Deutschland schwenkt damit auf einen Kurs ein, der in anderen westeuropäischen Ländern längst Wirklichkeit geworden ist. Deutschland war eines der letzten Länder Westeuropas, in dem sich mit dem Einzug der AfD in den Bundestag ein rechtspopulistischer Flügel im Parlament etablieren konnte. Die beiden grossen Volksparteien CDU/CSU und die SPD haben abgedankt, die Machtfrage entscheiden nicht mehr sie (allein), sondern mittelgrosse oder kleinere Parteien. Das führt auch an der Wahlfront zu Kopfzerbrechen.
Denn allein wird keine Partei regieren können und damit weder Olaf Scholz, noch Armin Laschet, geschweige denn Annalena Baerbock. Es braucht eine Koalition, welcher Konstellation auch immer und darin liegt die eigentliche Qual der Wahl. Ich kenne treue FDP-Wähler, die dieses Mal erstmals der CDU die Stimme geben wollen, weil sie um jeden Preis verhindern wollen, dass es zu einer (höchstunwahrscheinlichen) rot-grün-roten Koalition (SPD, Grüne, Linke) kommt. Wer die FDP wählt, entscheidet sich nicht für den zukünftigen Kanzler, denn der könnte dann auch Scholz und nicht Laschet heissen, wenn es statt zu einer Jamaika-Koalition (von CDU (schwarz), Grünen und FDP (gelb)) zu einem rot-grün-gelben Bündnis kommt. Für Laschet selbst führt eigentlich nur ein Weg ins Kanzleramt, namentlich die Jamaika-Koalition. Das heisst aber, dass auch wer grün wählt, nicht Annalena Baerbock zur Kanzlerin küren wird, sondern eher Laschet oder eben Scholz. Alles komplizierter denn je mit einer und einer halben Ausnahme. Wer die AfD wählt, wählt die Opposition, wer die Linke wählt, wählt vielleicht doch nicht die Opposition, wenn sich am Ende gar rot, grün und links irgendwie zusammen raufen, wenn links überhaupt den Sprung in den Bundestag schafft, wonach es heute noch aussieht (Umfragewerte zwischen 6 % und 8 %).
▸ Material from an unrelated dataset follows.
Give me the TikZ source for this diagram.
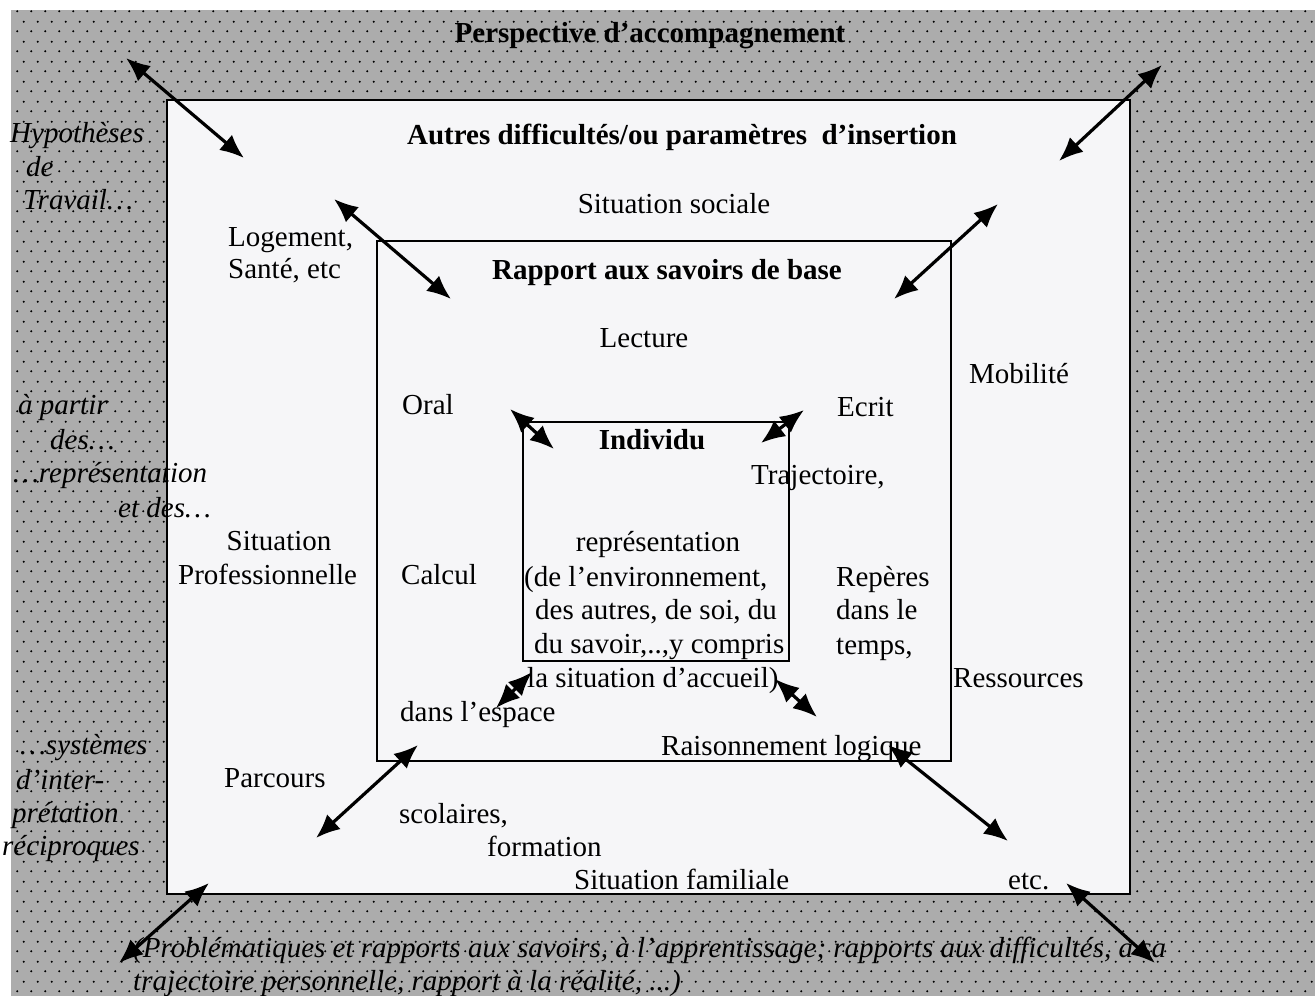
\documentclass[tikz,border=0pt]{standalone}
\usepackage{fontspec}
\setmainfont{Liberation Serif}
\usetikzlibrary{arrows.meta,patterns.meta}
\definecolor{bggray}{RGB}{172,172,172}
\definecolor{paper}{RGB}{246,246,248}
\tikzdeclarepattern{
  name=scandots,
  type=uncolored,
  bottom left={(0pt,0pt)},
  top right={(14pt,20pt)},
  tile size={(14pt,20pt)},
  code={
    \fill (3.5pt,5pt) circle (1.2pt);
    \fill (10.5pt,15pt) circle (1.2pt);
  }
}
\tikzset{
  txt/.style={inner sep=0pt, font=\fontsize{29}{34}\selectfont},
  hdr/.style={inner sep=0pt, font=\fontsize{29}{34}\selectfont\bfseries},
  side/.style={inner sep=0pt, font=\fontsize{29}{34}\selectfont\itshape},
  dbl/.style={line width=3.2pt, {Latex[length=24pt,width=20pt]}-{Latex[length=24pt,width=20pt]}},
  boxline/.style={draw=black, fill=paper, line width=2.2pt}
}
\begin{document}
\begin{tikzpicture}[x=1pt,y=-1pt]
\useasboundingbox (0,0) rectangle (1315,996);
\fill[white] (0,0) rectangle (1315,996);
\fill[bggray] (11,10) rectangle (1315,996);
\fill[pattern={scandots}, pattern color=black] (11,10) rectangle (1315,996);
% boxes
\draw[boxline] (167,100) rectangle (1130,894);
\draw[boxline, line width=2pt] (377,241) rectangle (951,761);
\draw[boxline, line width=2pt] (523,422) rectangle (789,661);
% texts
\node[hdr, anchor=base] (persp) at (650,42) {Perspective d’accompagnement};
\node[hdr, anchor=base] (autres) at (682,144) {Autres difficultés/ou paramètres\ \ d’insertion};
\node[txt, anchor=base] (sitsoc) at (674,213) {Situation sociale};
\node[txt, anchor=base west] (loge1) at (228,246) {Logement,};
\node[txt, anchor=base west] (loge2) at (228,278) {Santé, etc};
\node[hdr, anchor=base] (rapport) at (667,279) {Rapport aux savoirs de base};
\node[txt, anchor=base] (lecture) at (644,347) {Lecture};
\node[txt, anchor=base] (mobil) at (1019,383) {Mobilité};
\node[txt, anchor=base west] (oral) at (402,414) {Oral};
\node[txt, anchor=base west] (ecrit) at (837,416) {Ecrit};
\node[hdr, anchor=base] (indiv) at (652,449) {Individu};
\node[txt, anchor=base west] (traj) at (751,484) {Trajectoire,};
\node[txt, anchor=base] (repr) at (658,551) {représentation};
\node[txt, anchor=base west] (repr1) at (524,586) {(de l’environnement,};
\node[txt, anchor=base west] (repr2) at (535,619) {des autres, de soi, du};
\node[txt, anchor=base west] (repr3) at (534,653) {du savoir,..,y compris};
\node[txt, anchor=base west] (repr4) at (527,687) {la situation d’accueil)};
\node[txt, anchor=base] (sitpro1) at (279,550) {Situation};
\node[txt, anchor=base west] (sitpro2) at (178,584) {Professionnelle};
\node[txt, anchor=base west] (calcul) at (401,584) {Calcul};
\node[txt, anchor=base west] (rep1) at (836,586) {Repères};
\node[txt, anchor=base west] (rep2) at (836,619) {dans le};
\node[txt, anchor=base west] (rep3) at (836,654) {temps,};
\node[txt, anchor=base west] (ressour) at (953,687) {Ressources};
\node[txt, anchor=base west] (espace) at (400,721) {dans l’espace};
\node[txt, anchor=base west] (raison) at (661,755) {Raisonnement logique};
\node[txt, anchor=base west] (parcours) at (224,787) {Parcours};
\node[txt, anchor=base west] (scol) at (399,823) {scolaires,};
\node[txt, anchor=base west] (form) at (487,856) {formation};
\node[txt, anchor=base west] (sitfam) at (574,889) {Situation familiale};
\node[txt, anchor=base west] (etc) at (1008,889) {etc.};
% side texts
\node[side, anchor=base west] (hyp1) at (10,142) {Hypothèses};
\node[side, anchor=base west] (hyp2) at (26,176) {de};
\node[side, anchor=base west] (hyp3) at (23,209) {Travail…};
\node[side, anchor=base west] (ap1) at (18,414) {à partir};
\node[side, anchor=base west] (ap2) at (50,449) {des…};
\node[side, anchor=base west] (ap3) at (13,482) {…représentation};
\node[side, anchor=base west] (ap4) at (118,517) {et des…};
\node[side, anchor=base west] (sys1) at (20,754) {…systèmes};
\node[side, anchor=base west] (sys2) at (16,789) {d’inter-};
\node[side, anchor=base west] (sys3) at (12,822) {prétation};
\node[side, anchor=base west] (sys4) at (2,855) {réciproques};
\node[side, anchor=base west] (bot1) at (133,957) {(Problématiques et rapports aux savoirs, à l’apprentissage; rapports aux difficultés, à sa};
\node[side, anchor=base west] (bot2) at (133,990) {trajectoire personnelle, rapport à la réalité, ...)};
% arrow end points
\coordinate (a1) at (126,58);  \coordinate (b1) at (244,158);
\coordinate (a2) at (1162,65); \coordinate (b2) at (1059,161);
\coordinate (a3) at (334,199); \coordinate (b3) at (451,299);
\coordinate (a4) at (998,204); \coordinate (b4) at (894,299);
\coordinate (a5) at (510,409); \coordinate (b5) at (554,449);
\coordinate (a6) at (804,410); \coordinate (b6) at (761,443);
\coordinate (a7) at (532,672); \coordinate (b7) at (496,708);
\coordinate (a8) at (775,679); \coordinate (b8) at (817,717);
\coordinate (a9) at (418,745); \coordinate (b9) at (316,838);
\coordinate (a10) at (888,745); \coordinate (b10) at (1008,841);
\coordinate (a11) at (209,883); \coordinate (b11) at (119,963);
\coordinate (a12) at (1066,883); \coordinate (b12) at (1155,963);
\foreach \i in {1,...,12} {\draw[dbl] (a\i) -- (b\i);}
\end{tikzpicture}
\end{document}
Nach der Wahl die nächste Qual
Nach der Wahl wird also fast nichts entschieden sein, sondern nur, dass sich die stärkste Partei, mit einer gewissen Wahrscheinlichkeit die SPD, auf Partnersuche begeben wird und neue bzw. alte Abgeordnete in den Bundestag einziehen werden. Danach könnte es aber richtig harzig werden. Wir erinnern uns. Vor vier Jahren dauerten Sondierungsgespräche zwischen den Parteien und die nachfolgenden Koalitionsverhandlungen fast ein halbes Jahr, konkret 172 Tage. Ich will es nicht verschreien, aber wahrscheinlich wird Mutti noch länger aussitzen müssen, als ihr lieb ist. Denn so lange bis sich die Parteien nicht auf einen Kanzler einigen können, bleibt sie im Amt.
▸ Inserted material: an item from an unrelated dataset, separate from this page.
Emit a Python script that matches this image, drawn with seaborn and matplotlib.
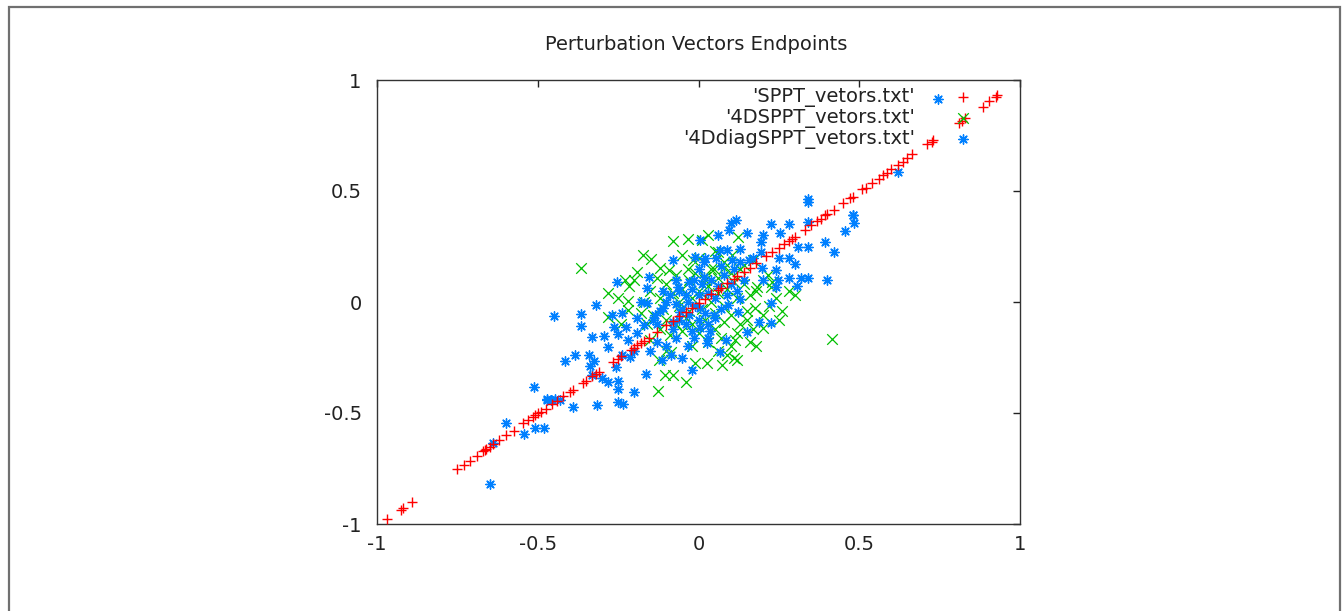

Dabei wäre ein rascher Wechsel wichtig für Deutschland, denn Merkel hat schon zu viel liegen lassen, was dringend angepackt werden müsste. Sie hat weder eine langfristig orientierte aussenpolitische Strategie vorgelegt noch hat sie das Land für die Digitalisierung aufgerüstet. Auf den Ausstieg aus der Atomenergie folgte der Wiedereinstieg, die Klimapolitik war sowieso nie ihr Steckenpferd und sie liess sich allzu oft von der mächtigen Energie- und Autolobby einlullen. Gerade von Letzterer, die trotz Dieselgate und anderen Schmierereien immer noch den Mythos der Schlüsselindustrie pflegt. «Zackig» war mal so ein richtig deutsches Adjektiv, als Ausdruck für überlegt, aber auch schnell. Schnell geht es in Deutschland nur noch auf den (staufreien) Autobahnen zu. Auf den Datenautobahnen harzt es dafür gewaltig – besser gesagt – es geht gemässigt zu. Was für eine Qual, kein Internet bei 250 km/h. (Raiffeisen/mc)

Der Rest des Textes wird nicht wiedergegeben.